The construction of the ‘least squares’ spread sheets required a little trial and error to avoid division by zero, or excessively large numbers which the spreadsheet was unable to handle. The steps were:

  • Use a linear transformation on the BinLabels (the x values) to convert them to the numbers from 0 to 101;
  • Divide each frequency by the total number of agents to convert each to a probability, a number between 0 and 1; zeros were replaced with very small probabilities;
  • A set of reasonable parameters were selected arbitrarily for the estimating formula (e.g. the Maxwell, Pareto, Fisk or Burr formula).
  • Using the normed values for X and Y (BinLabels and Freqs), and using the selected parameters for the formula, a preliminary set of estimated values for Y were calculated, one for each bin.
  • This difference between the normed Y and the estimated Y (the error in Y) was calculated for each bin, and those error values squared.
  • The sum of the squared errors was computed and stored in a control table, with the parameters.
  • An initial delta value was arbitrarily selected for each parameter.
  • Composite keystroke routines (commonly called Macros) were written for each parameter, applying the delta to the parameter and checking whether the sum of squared errors of Y had been reduced.
  • By careful monitoring of the effects of a particular delta, and by adjusting the size and sign of the delta as progress was made, I gradually reduced the sum of squares of the error until an acceptable level of error had been reached.

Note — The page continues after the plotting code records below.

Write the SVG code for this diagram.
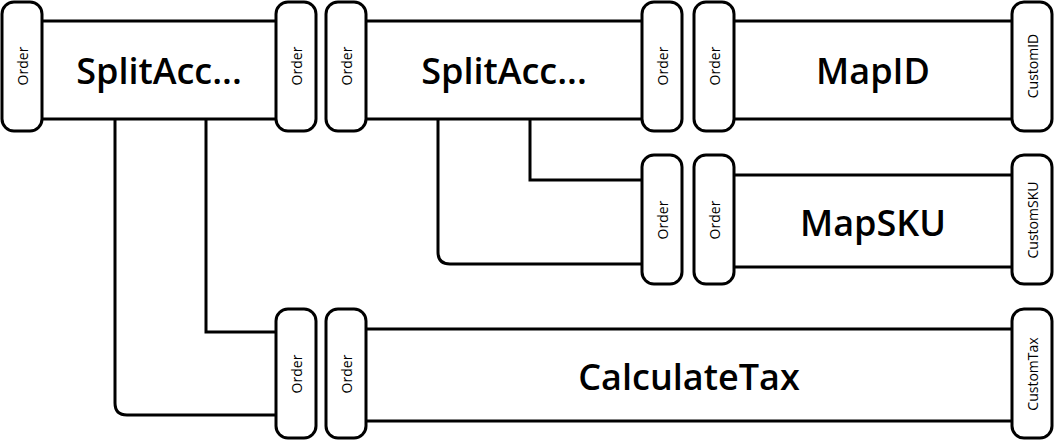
<svg xmlns="http://www.w3.org/2000/svg" width="1054" height="442" viewBox="0 0 1054 442">
<style>
.p{fill:#fff;stroke:#000;stroke-width:3}
.b{fill:#fff;stroke:#000;stroke-width:3}
.c{fill:none;stroke:#000;stroke-width:3}
.t{font-family:"Open Sans",sans-serif;font-size:36px;font-weight:600;fill:#000;text-anchor:middle;dominant-baseline:central}
.l{font-family:"Open Sans",sans-serif;font-size:14px;fill:#000;text-anchor:middle;dominant-baseline:central}
</style>
<rect width="1054" height="442" fill="#fff"/>
<g id="connectors">
<path class="c" d="M115 120 V403 Q115 415 127 415 H278"/>
<path class="c" d="M206 120 V332 H278"/>
<path class="c" d="M438 120 V252 Q438 264 450 264 H644"/>
<path class="c" d="M530 120 V180 H644"/>
</g>
<g id="split1">
<rect class="b" x="40" y="21" width="238" height="98"/>
<text class="t" x="159" y="70">SplitAcc...</text>
<rect class="p" x="2" y="2" width="40" height="129" rx="12"/>
<text class="l" transform="translate(22 66) rotate(-90)">Order</text>
<rect class="p" x="276" y="2" width="40" height="129" rx="12"/>
<text class="l" transform="translate(296 66) rotate(-90)">Order</text>
</g>
<g id="split2">
<rect class="b" x="364" y="21" width="280" height="98"/>
<text class="t" x="504" y="70">SplitAcc...</text>
<rect class="p" x="326" y="2" width="40" height="129" rx="12"/>
<text class="l" transform="translate(346 66) rotate(-90)">Order</text>
<rect class="p" x="642" y="2" width="40" height="129" rx="12"/>
<text class="l" transform="translate(662 66) rotate(-90)">Order</text>
</g>
<g id="mapid">
<rect class="b" x="732" y="21" width="282" height="98"/>
<text class="t" x="873" y="70">MapID</text>
<rect class="p" x="694" y="2" width="40" height="129" rx="12"/>
<text class="l" transform="translate(714 66) rotate(-90)">Order</text>
<rect class="p" x="1012" y="2" width="40" height="129" rx="12"/>
<text class="l" transform="translate(1032 66) rotate(-90)">CustomID</text>
</g>
<g id="mapsku">
<rect class="b" x="732" y="175" width="282" height="92"/>
<text class="t" x="873" y="222">MapSKU</text>
<rect class="p" x="642" y="155" width="40" height="129" rx="12"/>
<text class="l" transform="translate(662 220) rotate(-90)">Order</text>
<rect class="p" x="694" y="155" width="40" height="129" rx="12"/>
<text class="l" transform="translate(714 220) rotate(-90)">Order</text>
<rect class="p" x="1012" y="155" width="40" height="129" rx="12"/>
<text class="l" transform="translate(1032 220) rotate(-90)">CustomSKU</text>
</g>
<g id="calctax">
<rect class="b" x="364" y="329" width="650" height="92"/>
<text class="t" x="689" y="376">CalculateTax</text>
<rect class="p" x="276" y="309" width="40" height="129" rx="12"/>
<text class="l" transform="translate(296 374) rotate(-90)">Order</text>
<rect class="p" x="326" y="309" width="40" height="129" rx="12"/>
<text class="l" transform="translate(346 374) rotate(-90)">Order</text>
<rect class="p" x="1012" y="309" width="40" height="129" rx="12"/>
<text class="l" transform="translate(1032 374) rotate(-90)">CustomTax</text>
</g>
</svg>
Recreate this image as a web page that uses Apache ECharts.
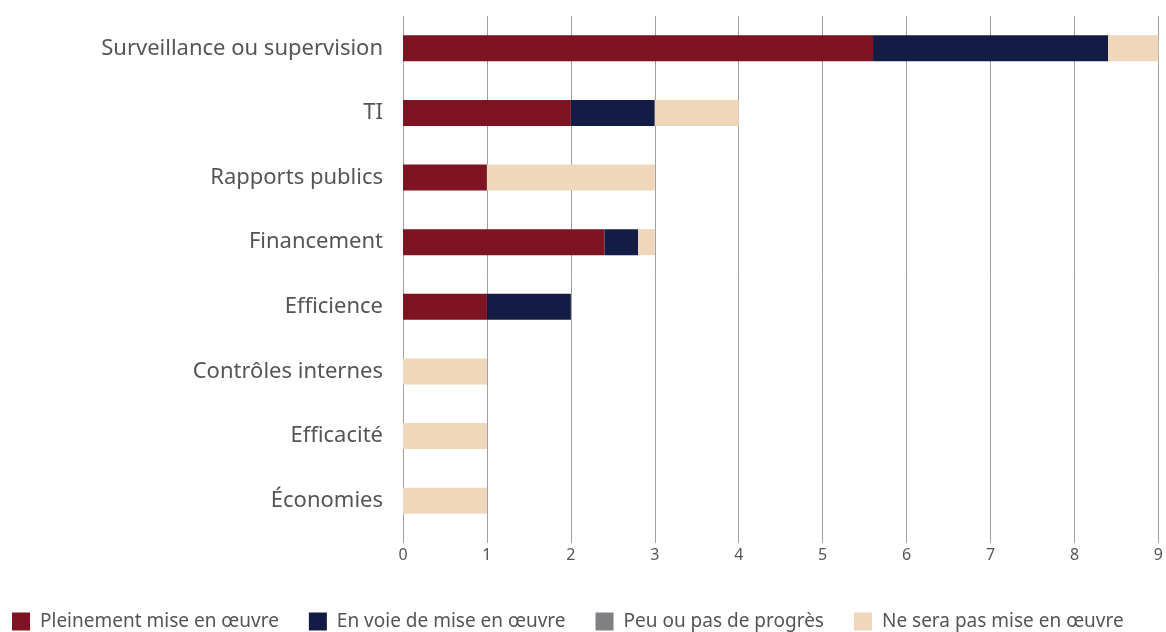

This approach would be called a ‘numerical technique’ as opposed to an ‘analytic technique’. In an analytic technique, one creates an sigmoid formula describing the sum of the squared errors. One then takes the derivative of this sigmoid formula, sets it to zero, and solves for the values of the parameters. The formulae of interest here (Maxwell, Pareto, Fisk and Burr) as well as others that may be of interest later in this project, are complicated, and finding the analytic solution to a least squares problem might be difficult in the extreme. Therefore, to put all such calculations on an equal footing, a numerical approach using Excel spreadsheets was selected.